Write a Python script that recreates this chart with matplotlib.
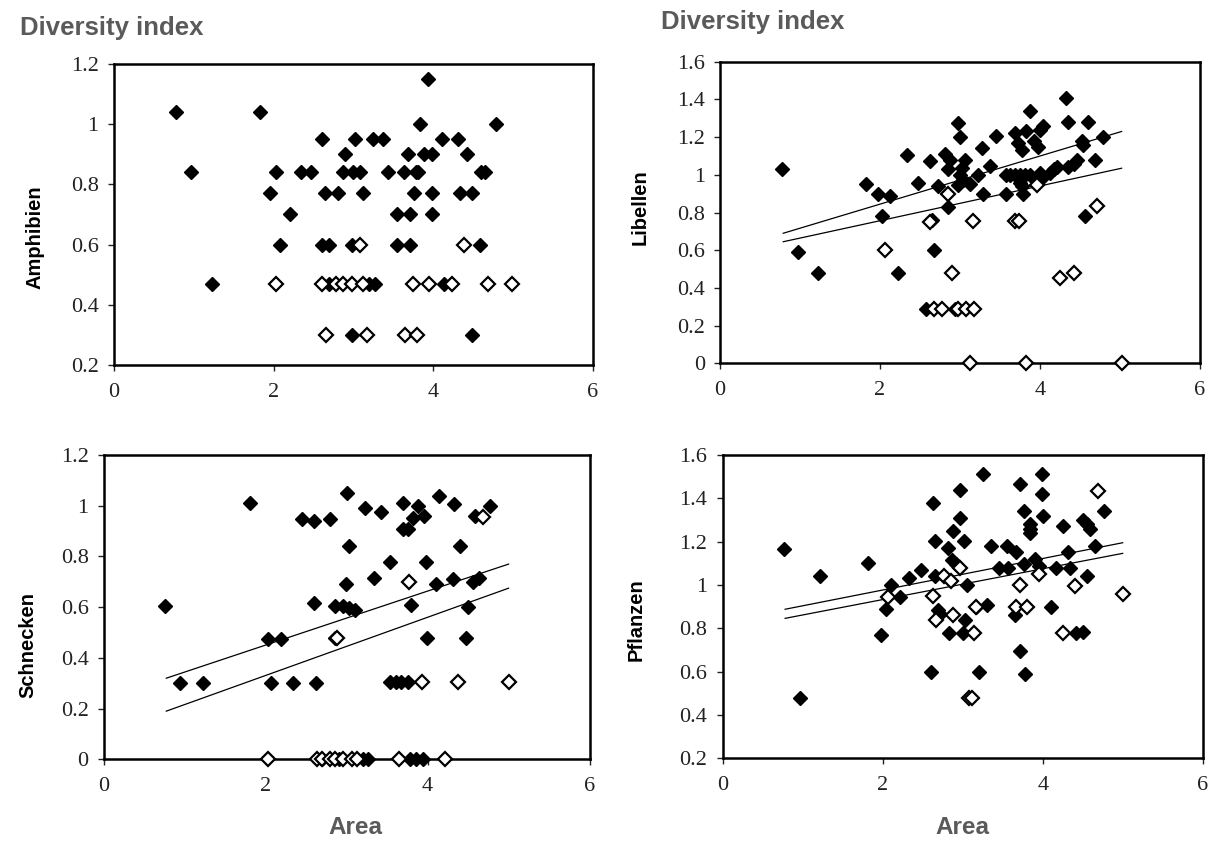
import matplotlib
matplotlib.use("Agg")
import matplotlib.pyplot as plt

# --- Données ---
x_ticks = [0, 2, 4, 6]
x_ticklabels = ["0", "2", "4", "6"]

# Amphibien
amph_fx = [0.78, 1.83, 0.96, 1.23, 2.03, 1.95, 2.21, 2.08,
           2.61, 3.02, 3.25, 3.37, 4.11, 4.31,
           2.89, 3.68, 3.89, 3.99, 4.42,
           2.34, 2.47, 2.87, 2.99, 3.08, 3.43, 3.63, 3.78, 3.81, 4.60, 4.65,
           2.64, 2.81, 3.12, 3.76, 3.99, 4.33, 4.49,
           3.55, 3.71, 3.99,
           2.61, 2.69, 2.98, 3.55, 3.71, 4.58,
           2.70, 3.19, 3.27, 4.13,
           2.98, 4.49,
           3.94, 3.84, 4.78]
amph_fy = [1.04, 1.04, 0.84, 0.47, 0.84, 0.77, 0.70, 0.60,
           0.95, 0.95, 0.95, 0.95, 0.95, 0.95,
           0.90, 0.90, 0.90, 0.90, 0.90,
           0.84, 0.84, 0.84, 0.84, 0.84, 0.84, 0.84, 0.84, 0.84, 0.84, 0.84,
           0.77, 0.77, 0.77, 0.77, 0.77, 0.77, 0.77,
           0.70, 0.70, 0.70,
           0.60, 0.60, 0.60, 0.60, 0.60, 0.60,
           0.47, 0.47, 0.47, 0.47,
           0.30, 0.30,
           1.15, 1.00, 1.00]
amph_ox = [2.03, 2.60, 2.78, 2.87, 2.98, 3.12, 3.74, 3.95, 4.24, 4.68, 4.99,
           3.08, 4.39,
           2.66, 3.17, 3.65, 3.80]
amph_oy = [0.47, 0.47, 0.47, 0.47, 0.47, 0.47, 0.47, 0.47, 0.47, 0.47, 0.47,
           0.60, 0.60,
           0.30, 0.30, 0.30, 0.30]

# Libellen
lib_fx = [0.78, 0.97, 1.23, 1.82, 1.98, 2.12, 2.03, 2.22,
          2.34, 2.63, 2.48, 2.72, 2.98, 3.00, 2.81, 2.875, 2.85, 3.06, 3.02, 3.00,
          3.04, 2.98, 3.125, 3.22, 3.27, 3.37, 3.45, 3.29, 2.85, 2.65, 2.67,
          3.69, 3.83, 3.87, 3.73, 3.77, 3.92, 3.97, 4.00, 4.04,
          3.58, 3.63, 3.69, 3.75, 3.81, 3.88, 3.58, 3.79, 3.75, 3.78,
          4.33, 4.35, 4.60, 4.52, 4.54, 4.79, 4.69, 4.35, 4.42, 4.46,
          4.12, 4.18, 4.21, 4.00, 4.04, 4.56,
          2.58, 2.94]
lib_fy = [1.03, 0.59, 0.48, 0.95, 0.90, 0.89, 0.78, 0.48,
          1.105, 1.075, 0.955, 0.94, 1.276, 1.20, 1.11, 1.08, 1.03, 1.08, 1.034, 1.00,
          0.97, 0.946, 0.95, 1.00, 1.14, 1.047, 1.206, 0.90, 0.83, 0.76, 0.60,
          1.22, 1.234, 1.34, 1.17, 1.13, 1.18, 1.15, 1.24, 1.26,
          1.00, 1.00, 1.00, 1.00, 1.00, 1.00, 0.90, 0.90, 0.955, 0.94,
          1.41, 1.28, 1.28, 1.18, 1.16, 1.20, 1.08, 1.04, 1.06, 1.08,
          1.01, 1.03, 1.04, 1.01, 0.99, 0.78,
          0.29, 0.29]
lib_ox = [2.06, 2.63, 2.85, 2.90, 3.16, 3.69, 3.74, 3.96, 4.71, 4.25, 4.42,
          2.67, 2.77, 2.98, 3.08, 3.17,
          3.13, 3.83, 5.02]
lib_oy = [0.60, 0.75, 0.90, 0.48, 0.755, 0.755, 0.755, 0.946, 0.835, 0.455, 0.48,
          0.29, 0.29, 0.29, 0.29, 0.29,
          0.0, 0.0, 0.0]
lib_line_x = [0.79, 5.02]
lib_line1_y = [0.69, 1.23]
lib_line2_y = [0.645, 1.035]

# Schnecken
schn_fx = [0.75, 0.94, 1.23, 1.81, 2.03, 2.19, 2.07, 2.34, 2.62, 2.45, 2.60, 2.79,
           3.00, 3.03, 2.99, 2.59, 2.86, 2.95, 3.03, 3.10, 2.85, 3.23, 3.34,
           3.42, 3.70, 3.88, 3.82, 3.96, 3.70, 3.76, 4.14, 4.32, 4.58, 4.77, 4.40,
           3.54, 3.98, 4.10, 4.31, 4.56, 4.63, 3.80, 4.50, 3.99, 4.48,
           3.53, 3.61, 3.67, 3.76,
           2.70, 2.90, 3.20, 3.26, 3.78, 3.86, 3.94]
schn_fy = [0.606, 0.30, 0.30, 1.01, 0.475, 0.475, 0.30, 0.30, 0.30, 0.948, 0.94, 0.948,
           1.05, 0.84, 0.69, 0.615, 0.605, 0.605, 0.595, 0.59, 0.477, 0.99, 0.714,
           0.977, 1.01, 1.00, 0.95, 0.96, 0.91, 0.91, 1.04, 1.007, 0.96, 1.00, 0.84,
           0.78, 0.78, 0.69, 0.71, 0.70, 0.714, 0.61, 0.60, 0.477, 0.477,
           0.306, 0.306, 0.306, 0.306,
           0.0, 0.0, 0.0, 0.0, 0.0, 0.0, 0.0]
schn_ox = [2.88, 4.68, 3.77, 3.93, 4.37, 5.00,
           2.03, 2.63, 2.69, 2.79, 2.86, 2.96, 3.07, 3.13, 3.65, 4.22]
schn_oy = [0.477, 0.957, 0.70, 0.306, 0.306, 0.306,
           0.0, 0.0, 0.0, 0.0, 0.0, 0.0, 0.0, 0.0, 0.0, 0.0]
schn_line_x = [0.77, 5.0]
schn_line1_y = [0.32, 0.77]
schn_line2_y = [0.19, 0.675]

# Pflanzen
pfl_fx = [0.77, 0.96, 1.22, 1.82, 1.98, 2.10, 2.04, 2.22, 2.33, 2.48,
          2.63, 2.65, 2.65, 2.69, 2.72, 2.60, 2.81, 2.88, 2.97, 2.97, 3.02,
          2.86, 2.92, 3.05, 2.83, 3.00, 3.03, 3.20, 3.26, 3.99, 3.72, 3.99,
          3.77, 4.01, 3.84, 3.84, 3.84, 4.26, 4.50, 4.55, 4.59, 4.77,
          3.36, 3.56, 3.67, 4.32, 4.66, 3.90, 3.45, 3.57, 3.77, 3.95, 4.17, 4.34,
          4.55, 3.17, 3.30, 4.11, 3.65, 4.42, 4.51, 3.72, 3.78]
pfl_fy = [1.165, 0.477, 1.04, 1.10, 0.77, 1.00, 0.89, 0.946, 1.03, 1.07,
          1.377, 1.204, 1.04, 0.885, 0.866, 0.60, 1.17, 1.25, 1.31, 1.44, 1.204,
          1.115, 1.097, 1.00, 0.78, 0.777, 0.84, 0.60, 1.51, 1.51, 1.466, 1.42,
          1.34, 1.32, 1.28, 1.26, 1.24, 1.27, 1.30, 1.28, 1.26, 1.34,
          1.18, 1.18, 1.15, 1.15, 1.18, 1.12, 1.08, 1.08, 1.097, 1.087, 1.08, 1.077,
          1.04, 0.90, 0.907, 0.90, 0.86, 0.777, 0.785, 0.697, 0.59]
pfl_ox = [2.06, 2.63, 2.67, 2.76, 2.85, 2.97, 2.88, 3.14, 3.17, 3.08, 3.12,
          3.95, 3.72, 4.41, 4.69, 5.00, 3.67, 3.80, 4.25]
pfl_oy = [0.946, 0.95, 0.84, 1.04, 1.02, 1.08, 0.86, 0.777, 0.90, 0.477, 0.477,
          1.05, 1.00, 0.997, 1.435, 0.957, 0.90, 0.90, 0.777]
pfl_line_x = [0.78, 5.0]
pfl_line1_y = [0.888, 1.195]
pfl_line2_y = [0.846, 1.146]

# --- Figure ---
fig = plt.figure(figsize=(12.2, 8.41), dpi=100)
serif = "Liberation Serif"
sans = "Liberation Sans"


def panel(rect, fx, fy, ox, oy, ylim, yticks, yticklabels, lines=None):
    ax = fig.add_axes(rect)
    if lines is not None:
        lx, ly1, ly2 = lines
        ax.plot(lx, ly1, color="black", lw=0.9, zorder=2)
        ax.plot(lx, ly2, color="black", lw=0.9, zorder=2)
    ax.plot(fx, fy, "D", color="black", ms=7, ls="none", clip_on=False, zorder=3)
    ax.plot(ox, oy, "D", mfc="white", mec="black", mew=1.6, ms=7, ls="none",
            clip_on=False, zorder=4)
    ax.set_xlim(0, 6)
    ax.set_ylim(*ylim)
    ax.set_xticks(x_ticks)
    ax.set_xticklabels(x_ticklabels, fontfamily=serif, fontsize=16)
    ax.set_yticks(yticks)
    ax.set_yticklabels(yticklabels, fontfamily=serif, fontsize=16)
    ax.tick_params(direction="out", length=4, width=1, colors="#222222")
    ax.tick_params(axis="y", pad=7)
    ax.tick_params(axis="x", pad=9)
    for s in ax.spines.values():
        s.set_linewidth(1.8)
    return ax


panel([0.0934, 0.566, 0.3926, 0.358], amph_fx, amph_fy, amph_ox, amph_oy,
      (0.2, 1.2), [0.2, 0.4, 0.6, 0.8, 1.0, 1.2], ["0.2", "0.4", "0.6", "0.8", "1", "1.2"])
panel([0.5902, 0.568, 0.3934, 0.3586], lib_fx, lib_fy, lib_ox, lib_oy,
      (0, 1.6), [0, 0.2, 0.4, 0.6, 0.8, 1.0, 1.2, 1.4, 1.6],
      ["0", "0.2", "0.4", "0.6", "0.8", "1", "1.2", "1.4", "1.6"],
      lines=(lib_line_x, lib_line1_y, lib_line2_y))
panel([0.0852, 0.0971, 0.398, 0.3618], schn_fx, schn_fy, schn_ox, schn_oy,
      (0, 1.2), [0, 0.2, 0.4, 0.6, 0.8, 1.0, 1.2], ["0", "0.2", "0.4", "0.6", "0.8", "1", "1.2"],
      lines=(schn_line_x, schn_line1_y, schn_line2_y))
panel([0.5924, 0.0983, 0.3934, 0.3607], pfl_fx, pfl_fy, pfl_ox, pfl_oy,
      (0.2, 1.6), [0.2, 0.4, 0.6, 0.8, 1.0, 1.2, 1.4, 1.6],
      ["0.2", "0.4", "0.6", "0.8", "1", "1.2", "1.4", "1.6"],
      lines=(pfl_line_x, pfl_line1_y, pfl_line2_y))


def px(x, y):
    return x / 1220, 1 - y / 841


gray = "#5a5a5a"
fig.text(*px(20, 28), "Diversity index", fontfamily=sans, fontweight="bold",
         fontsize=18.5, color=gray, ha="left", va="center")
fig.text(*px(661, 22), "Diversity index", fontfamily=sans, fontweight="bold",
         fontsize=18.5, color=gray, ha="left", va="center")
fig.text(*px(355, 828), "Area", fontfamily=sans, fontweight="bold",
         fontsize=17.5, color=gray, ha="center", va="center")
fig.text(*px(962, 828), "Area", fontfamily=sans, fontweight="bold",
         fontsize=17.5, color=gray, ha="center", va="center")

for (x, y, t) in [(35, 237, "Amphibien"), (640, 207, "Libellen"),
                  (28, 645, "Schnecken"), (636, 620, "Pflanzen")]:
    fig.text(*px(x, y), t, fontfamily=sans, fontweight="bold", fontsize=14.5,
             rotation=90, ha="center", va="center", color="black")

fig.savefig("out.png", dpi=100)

-----

Would you reproduce the lines above, from the very first through the line containing "0.30, 0.30, 0.30, 0.30]", exactly and without the pictures?

Write a Python script that recreates this chart with matplotlib.
import matplotlib
matplotlib.use("Agg")
import matplotlib.pyplot as plt

# --- Données ---
x_ticks = [0, 2, 4, 6]
x_ticklabels = ["0", "2", "4", "6"]

# Amphibien
amph_fx = [0.78, 1.83, 0.96, 1.23, 2.03, 1.95, 2.21, 2.08,
           2.61, 3.02, 3.25, 3.37, 4.11, 4.31,
           2.89, 3.68, 3.89, 3.99, 4.42,
           2.34, 2.47, 2.87, 2.99, 3.08, 3.43, 3.63, 3.78, 3.81, 4.60, 4.65,
           2.64, 2.81, 3.12, 3.76, 3.99, 4.33, 4.49,
           3.55, 3.71, 3.99,
           2.61, 2.69, 2.98, 3.55, 3.71, 4.58,
           2.70, 3.19, 3.27, 4.13,
           2.98, 4.49,
           3.94, 3.84, 4.78]
amph_fy = [1.04, 1.04, 0.84, 0.47, 0.84, 0.77, 0.70, 0.60,
           0.95, 0.95, 0.95, 0.95, 0.95, 0.95,
           0.90, 0.90, 0.90, 0.90, 0.90,
           0.84, 0.84, 0.84, 0.84, 0.84, 0.84, 0.84, 0.84, 0.84, 0.84, 0.84,
           0.77, 0.77, 0.77, 0.77, 0.77, 0.77, 0.77,
           0.70, 0.70, 0.70,
           0.60, 0.60, 0.60, 0.60, 0.60, 0.60,
           0.47, 0.47, 0.47, 0.47,
           0.30, 0.30,
           1.15, 1.00, 1.00]
amph_ox = [2.03, 2.60, 2.78, 2.87, 2.98, 3.12, 3.74, 3.95, 4.24, 4.68, 4.99,
           3.08, 4.39,
           2.66, 3.17, 3.65, 3.80]
amph_oy = [0.47, 0.47, 0.47, 0.47, 0.47, 0.47, 0.47, 0.47, 0.47, 0.47, 0.47,
           0.60, 0.60,
           0.30, 0.30, 0.30, 0.30]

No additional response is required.